The Used Pool Slide Inspection Checklist
Gel Coat and Surface Condition
- Chalking or oxidation: Run your hand along the flume surface. Heavy chalking indicates UV degradation.
- Crazing (spider cracks): Fine hairline cracks in the gel coat are cosmetic if shallow. Press a fingernail into the crack — if it catches, the damage may extend into the laminate below.
- Delamination blisters: Raised bumps under the gel coat indicate water intrusion into the fiberglass. This is a deal-breaker on large areas.
Structural Integrity
- Flex test: Press firmly on the flume walls at multiple points. Excessive flex indicates thinning fiberglass.
- Seam inspection: Check every joint where fiberglass sections meet. Separation, cracking, or visible repair patches at seams are the most common failure points.
- Support structure: Inspect steel or aluminum legs, crossbeams, and mounting plates. Surface rust on steel is treatable; structural rust is not.
Bolt and Anchor Points
- Check every bolt hole for elongation (oval-shaped holes indicate repeated stress)
- Inspect deck-mount anchor points for concrete spalling or pull-out damage
- Verify all hardware is stainless steel
Water Delivery System
Used pool slides for inground pools come with (or should come with) the water supply plumbing. Check pump compatibility, hose connections, and flow rate specifications.
Compliance Verification: The Step Most Buyers Skip
- Request original certification documents. A legitimate seller should have the manufacturer's compliance certificate. No paperwork, no deal.
- Check for modifications. Any structural modification may void the original certification.
- Search recall databases. The CPSC maintains recall records for pool and waterpark equipment.
- Confirm insurability. Contact your liability carrier before buying. Some insurers will not cover used aquatic equipment without a current engineering inspection.
Inflatable Pool Slides: A Smarter Alternative
Commercial inflatable pool slides designed for pool-edge deployment solve several problems at once:
- Lower total cost: No foundation, no crane, no installation contractor.
- No compliance gray areas: New equipment ships with current documentation.
- Portability: Move the slide between pool locations, store it off-season.
- Commercial-grade durability: Units built from 0.55mm PVC-coated vinyl handle heavy daily use.
Browse the full range of commercial water slides to compare configurations and sizes.
Where to Source Used Commercial Pool Slides
- Aquatic equipment dealers: Companies that handle waterpark decommissions sometimes broker used slides.
- Facility closure sales: Hotels, resorts, and municipal pools that close or renovate may sell slides directly.
- Manufacturer refurbishment programs: Some fiberglass slide manufacturers accept trade-ins and sell certified refurbished units.
New vs Used: The Decision Framework
| Factor | Buy Used | Buy New |
|---|---|---|
| Remaining service life | 10+ years left on a 25-year-rated slide | Less than 10 years remaining |
| Compliance status | Full documentation, no modifications | Missing paperwork or any structural mods |
| Total installed cost | Under 50% of new equivalent | Over 60% of new (savings too thin) |
| Usage pattern | Seasonal / low-volume | Year-round / high-volume |
| Insurance impact | Carrier approves without surcharge | Carrier requires costly re-inspection |
For seasonal operators and facilities testing demand, commercial inground pool slides and inflatable alternatives both avoid the compliance uncertainties that make used permanent slides risky.
Final Recommendations
Used pool slides can deliver genuine savings — but only when you approach the purchase like a commercial equipment acquisition, not a bargain hunt.
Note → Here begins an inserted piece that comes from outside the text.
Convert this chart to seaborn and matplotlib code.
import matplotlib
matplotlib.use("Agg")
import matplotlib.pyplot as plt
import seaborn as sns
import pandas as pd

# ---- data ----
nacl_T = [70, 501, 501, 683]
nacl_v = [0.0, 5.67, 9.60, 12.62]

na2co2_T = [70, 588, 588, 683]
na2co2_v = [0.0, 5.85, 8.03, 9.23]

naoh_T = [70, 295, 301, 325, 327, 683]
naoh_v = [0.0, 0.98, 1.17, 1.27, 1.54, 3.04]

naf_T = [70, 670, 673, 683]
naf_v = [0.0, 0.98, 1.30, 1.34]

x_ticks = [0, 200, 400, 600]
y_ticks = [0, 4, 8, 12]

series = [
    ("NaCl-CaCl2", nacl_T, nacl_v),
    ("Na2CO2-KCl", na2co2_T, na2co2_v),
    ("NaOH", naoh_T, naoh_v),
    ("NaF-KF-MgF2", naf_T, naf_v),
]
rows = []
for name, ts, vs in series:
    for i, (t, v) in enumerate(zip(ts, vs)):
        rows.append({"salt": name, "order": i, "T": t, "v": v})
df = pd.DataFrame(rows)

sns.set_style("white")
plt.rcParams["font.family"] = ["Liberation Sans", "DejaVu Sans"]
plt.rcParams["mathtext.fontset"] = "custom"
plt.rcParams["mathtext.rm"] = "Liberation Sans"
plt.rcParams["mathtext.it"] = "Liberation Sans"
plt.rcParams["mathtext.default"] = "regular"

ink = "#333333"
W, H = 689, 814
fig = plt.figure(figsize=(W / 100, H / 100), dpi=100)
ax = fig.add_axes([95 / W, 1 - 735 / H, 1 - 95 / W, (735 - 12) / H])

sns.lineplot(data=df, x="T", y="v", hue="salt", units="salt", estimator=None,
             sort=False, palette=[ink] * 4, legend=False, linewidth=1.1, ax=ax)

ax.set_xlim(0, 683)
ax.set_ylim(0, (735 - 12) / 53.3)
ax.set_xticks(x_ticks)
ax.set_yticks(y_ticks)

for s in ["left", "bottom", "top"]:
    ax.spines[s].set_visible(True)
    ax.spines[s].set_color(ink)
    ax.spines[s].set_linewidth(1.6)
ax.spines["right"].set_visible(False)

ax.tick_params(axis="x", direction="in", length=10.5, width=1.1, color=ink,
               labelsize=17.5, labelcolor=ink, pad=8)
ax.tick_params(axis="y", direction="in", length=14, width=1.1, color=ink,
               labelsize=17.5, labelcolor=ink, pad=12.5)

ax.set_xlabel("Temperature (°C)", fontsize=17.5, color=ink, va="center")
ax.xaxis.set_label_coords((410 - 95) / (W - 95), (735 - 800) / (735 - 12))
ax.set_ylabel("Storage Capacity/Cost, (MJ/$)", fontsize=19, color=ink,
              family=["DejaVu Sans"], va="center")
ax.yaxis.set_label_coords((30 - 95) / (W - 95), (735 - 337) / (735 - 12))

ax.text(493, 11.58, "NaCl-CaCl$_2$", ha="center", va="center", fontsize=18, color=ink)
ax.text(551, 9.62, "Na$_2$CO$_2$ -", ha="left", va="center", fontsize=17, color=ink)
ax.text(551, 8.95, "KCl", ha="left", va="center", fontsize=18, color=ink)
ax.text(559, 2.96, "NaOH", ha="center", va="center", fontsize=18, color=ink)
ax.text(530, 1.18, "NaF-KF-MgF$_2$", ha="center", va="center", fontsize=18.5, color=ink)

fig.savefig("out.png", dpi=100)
Inspect in person, verify every compliance document, calculate total installed cost including transport and crane fees, and confirm insurance coverage before signing anything.
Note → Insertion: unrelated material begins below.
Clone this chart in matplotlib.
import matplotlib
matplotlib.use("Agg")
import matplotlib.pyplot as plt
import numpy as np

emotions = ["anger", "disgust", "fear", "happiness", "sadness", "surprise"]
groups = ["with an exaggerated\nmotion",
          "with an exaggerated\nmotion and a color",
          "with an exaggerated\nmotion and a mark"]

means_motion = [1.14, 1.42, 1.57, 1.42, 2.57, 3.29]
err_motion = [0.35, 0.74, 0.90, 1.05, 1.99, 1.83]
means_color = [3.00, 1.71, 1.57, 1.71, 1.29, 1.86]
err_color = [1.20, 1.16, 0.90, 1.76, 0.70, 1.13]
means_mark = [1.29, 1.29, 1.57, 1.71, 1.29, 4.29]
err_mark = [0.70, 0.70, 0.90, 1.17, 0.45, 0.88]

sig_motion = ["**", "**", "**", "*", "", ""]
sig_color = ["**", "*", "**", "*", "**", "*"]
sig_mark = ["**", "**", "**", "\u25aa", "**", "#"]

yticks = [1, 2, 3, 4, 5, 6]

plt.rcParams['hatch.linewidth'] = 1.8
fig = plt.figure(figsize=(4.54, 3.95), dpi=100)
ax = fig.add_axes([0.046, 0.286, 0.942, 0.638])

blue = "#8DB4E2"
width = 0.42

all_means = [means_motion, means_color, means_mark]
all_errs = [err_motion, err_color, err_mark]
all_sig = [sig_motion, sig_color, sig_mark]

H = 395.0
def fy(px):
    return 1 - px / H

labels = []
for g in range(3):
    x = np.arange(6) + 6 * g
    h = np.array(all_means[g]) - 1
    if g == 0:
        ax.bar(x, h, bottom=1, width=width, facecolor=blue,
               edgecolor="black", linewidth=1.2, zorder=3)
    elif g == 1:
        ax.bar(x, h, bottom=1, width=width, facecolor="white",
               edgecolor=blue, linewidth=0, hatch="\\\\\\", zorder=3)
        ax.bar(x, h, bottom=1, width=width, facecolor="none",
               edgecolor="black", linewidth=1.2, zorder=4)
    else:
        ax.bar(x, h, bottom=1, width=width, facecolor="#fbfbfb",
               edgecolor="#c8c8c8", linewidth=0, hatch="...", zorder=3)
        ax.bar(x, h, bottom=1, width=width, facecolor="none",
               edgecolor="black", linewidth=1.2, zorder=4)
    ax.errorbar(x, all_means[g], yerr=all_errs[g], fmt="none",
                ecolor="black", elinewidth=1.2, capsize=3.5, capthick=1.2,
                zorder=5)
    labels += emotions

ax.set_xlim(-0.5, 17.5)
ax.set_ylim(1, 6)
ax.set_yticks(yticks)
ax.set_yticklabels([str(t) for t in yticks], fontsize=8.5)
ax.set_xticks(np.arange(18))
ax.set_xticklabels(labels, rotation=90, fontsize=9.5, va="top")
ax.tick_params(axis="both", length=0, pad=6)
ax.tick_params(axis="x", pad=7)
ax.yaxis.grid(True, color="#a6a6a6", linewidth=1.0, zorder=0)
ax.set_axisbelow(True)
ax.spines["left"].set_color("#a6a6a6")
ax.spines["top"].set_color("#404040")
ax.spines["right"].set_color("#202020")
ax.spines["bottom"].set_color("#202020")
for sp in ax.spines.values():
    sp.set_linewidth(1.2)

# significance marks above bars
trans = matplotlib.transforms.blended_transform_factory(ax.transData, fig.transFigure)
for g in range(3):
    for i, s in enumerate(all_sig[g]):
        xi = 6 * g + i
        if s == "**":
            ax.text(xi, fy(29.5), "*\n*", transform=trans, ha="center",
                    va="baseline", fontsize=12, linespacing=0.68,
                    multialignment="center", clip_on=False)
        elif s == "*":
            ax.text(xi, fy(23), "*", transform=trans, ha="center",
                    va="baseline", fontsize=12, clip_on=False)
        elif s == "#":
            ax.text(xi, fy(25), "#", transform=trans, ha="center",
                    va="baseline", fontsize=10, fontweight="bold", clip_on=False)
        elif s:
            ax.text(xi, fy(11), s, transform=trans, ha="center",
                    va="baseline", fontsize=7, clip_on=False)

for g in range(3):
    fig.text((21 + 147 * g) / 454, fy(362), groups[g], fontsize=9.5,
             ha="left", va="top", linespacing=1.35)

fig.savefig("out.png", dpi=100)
If the total landed cost of a used slide exceeds 60% of new, the math no longer works. At that point, either invest in new permanent equipment with full warranty coverage, or look at commercial inflatable pool slides that deliver the guest experience at a fraction of the cost and complexity. Operators who have evaluated used water slides for their rental fleets consistently report that the inspection burden alone tips the scale toward new or inflatable alternatives.